* _PROBLEM TO SOLVE_
Retype, exactly as they stand, the lines from the start of the data to the line that contains "plt.rcParams['mathtext.default'] = 'regular'", both ends included. Leave the pictures out.

* BEGIN *

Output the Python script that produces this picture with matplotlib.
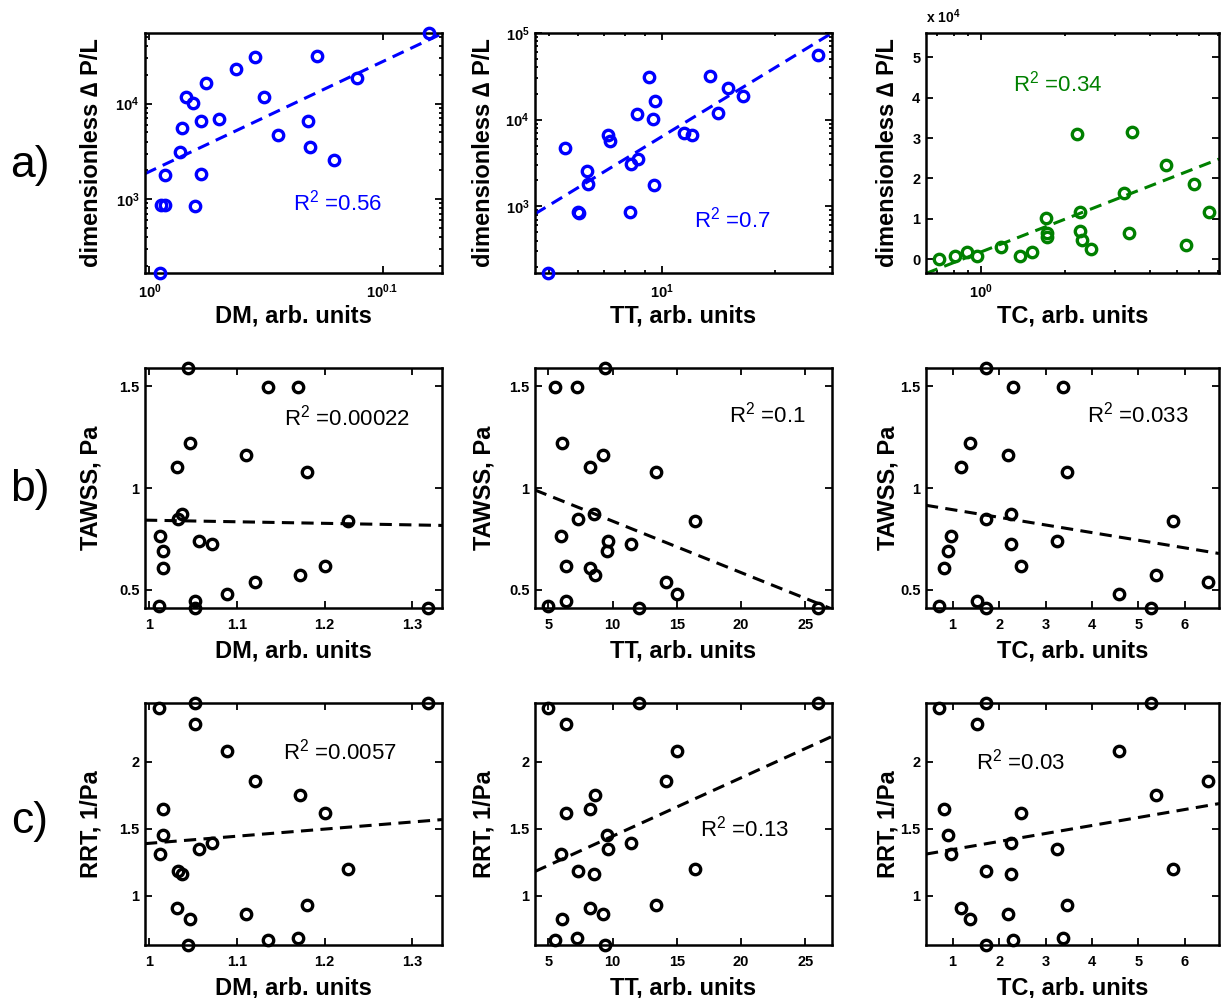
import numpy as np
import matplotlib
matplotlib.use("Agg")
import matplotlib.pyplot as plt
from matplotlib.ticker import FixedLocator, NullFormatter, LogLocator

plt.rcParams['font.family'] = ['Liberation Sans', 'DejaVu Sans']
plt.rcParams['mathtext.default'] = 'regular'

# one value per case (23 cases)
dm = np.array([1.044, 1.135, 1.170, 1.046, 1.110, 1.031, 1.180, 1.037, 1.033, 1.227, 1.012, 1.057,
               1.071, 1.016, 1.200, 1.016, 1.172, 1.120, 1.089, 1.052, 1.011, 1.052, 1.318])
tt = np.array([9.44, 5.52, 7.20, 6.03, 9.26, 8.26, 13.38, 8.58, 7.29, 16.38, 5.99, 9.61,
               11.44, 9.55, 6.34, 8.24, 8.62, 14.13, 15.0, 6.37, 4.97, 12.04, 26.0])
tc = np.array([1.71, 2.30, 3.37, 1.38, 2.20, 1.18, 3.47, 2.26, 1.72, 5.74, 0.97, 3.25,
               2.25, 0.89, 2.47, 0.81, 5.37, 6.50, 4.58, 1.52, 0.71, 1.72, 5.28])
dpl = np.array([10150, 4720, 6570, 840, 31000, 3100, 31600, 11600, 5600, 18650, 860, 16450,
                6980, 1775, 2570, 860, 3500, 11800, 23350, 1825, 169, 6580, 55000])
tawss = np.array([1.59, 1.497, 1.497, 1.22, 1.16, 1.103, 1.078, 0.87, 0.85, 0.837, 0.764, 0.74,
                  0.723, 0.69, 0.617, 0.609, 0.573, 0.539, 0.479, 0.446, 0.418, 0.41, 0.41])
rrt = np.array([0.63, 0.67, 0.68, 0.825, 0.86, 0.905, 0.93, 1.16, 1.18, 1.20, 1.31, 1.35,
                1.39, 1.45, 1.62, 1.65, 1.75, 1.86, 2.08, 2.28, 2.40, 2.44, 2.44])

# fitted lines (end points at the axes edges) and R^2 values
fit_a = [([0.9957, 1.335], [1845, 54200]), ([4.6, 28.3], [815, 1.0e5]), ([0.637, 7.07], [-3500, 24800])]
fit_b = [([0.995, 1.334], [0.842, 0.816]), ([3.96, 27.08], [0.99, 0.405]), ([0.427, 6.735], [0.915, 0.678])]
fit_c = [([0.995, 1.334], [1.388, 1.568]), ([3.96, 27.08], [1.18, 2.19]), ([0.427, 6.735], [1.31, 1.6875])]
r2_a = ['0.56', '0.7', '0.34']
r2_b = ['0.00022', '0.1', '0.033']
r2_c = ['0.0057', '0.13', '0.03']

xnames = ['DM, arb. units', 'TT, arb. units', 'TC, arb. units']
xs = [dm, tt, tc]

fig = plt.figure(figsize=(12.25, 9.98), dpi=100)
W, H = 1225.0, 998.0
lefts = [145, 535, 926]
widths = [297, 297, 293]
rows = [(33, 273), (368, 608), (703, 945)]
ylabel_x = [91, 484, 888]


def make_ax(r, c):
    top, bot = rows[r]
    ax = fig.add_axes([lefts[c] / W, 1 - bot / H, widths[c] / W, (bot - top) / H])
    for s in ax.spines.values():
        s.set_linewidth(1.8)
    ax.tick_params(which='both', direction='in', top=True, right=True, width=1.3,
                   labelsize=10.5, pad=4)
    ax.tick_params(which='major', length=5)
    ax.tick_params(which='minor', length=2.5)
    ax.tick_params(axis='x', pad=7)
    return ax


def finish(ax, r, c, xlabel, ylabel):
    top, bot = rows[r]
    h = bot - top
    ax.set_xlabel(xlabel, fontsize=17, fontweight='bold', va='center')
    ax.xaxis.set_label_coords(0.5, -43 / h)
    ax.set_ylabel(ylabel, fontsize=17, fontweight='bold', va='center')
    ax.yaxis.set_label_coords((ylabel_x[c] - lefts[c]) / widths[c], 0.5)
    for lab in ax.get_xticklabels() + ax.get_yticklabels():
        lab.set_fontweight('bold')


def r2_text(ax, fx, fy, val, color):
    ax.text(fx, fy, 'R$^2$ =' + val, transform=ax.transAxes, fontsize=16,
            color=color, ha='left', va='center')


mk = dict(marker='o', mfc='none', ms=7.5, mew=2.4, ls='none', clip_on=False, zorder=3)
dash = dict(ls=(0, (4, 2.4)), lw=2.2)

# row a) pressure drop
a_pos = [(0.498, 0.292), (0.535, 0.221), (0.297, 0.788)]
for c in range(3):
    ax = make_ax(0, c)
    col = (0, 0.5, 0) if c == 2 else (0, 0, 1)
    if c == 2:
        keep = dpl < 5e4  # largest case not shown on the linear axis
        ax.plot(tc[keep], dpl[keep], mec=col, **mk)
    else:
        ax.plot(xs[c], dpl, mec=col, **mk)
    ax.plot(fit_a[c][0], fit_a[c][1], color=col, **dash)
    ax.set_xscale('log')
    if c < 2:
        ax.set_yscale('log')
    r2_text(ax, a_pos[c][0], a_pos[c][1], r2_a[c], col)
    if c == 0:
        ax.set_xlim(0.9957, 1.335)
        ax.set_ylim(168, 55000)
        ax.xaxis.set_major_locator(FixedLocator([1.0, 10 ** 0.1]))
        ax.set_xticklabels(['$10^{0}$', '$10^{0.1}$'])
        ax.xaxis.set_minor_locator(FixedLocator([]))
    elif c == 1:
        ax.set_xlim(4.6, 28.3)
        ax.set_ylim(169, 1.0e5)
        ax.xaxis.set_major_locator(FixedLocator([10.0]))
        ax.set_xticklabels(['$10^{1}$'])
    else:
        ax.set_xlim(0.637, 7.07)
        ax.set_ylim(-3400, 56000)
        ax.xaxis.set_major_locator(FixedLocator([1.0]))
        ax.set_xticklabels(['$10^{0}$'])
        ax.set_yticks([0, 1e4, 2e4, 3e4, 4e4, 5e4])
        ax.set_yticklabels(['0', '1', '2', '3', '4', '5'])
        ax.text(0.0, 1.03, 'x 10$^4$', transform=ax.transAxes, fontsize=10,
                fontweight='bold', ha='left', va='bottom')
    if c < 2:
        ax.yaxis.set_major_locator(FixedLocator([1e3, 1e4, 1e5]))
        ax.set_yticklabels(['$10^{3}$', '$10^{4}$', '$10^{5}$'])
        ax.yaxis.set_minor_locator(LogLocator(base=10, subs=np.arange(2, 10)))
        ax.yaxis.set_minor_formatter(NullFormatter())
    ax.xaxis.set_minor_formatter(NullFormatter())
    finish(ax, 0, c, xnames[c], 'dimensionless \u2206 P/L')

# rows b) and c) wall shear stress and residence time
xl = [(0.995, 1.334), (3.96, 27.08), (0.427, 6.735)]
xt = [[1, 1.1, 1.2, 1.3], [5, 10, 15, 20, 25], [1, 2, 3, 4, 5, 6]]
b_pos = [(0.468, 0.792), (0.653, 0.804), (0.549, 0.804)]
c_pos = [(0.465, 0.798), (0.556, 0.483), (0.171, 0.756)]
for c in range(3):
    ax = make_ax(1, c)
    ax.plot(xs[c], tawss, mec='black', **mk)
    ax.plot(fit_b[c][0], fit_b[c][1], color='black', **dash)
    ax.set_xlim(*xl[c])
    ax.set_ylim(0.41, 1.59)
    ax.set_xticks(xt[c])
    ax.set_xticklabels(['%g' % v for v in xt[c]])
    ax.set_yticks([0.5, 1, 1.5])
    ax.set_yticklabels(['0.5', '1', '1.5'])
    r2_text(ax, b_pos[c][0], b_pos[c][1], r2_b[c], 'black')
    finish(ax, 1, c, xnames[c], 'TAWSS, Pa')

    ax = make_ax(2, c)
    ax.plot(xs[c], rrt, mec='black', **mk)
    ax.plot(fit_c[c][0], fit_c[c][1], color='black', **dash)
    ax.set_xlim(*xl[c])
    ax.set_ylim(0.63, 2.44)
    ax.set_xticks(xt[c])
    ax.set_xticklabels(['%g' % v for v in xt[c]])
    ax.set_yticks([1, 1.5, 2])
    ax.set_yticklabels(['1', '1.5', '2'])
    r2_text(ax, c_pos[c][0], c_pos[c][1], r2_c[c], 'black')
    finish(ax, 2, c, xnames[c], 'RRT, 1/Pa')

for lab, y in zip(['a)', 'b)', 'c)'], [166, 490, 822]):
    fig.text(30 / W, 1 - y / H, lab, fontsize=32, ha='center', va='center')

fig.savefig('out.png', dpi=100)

* END *

* _SOLUTION TO THIS PROBLEM_
Output the Python script that produces this picture with matplotlib.
import numpy as np
import matplotlib
matplotlib.use("Agg")
import matplotlib.pyplot as plt
from matplotlib.ticker import FixedLocator, NullFormatter, LogLocator

plt.rcParams['font.family'] = ['Liberation Sans', 'DejaVu Sans']
plt.rcParams['mathtext.default'] = 'regular'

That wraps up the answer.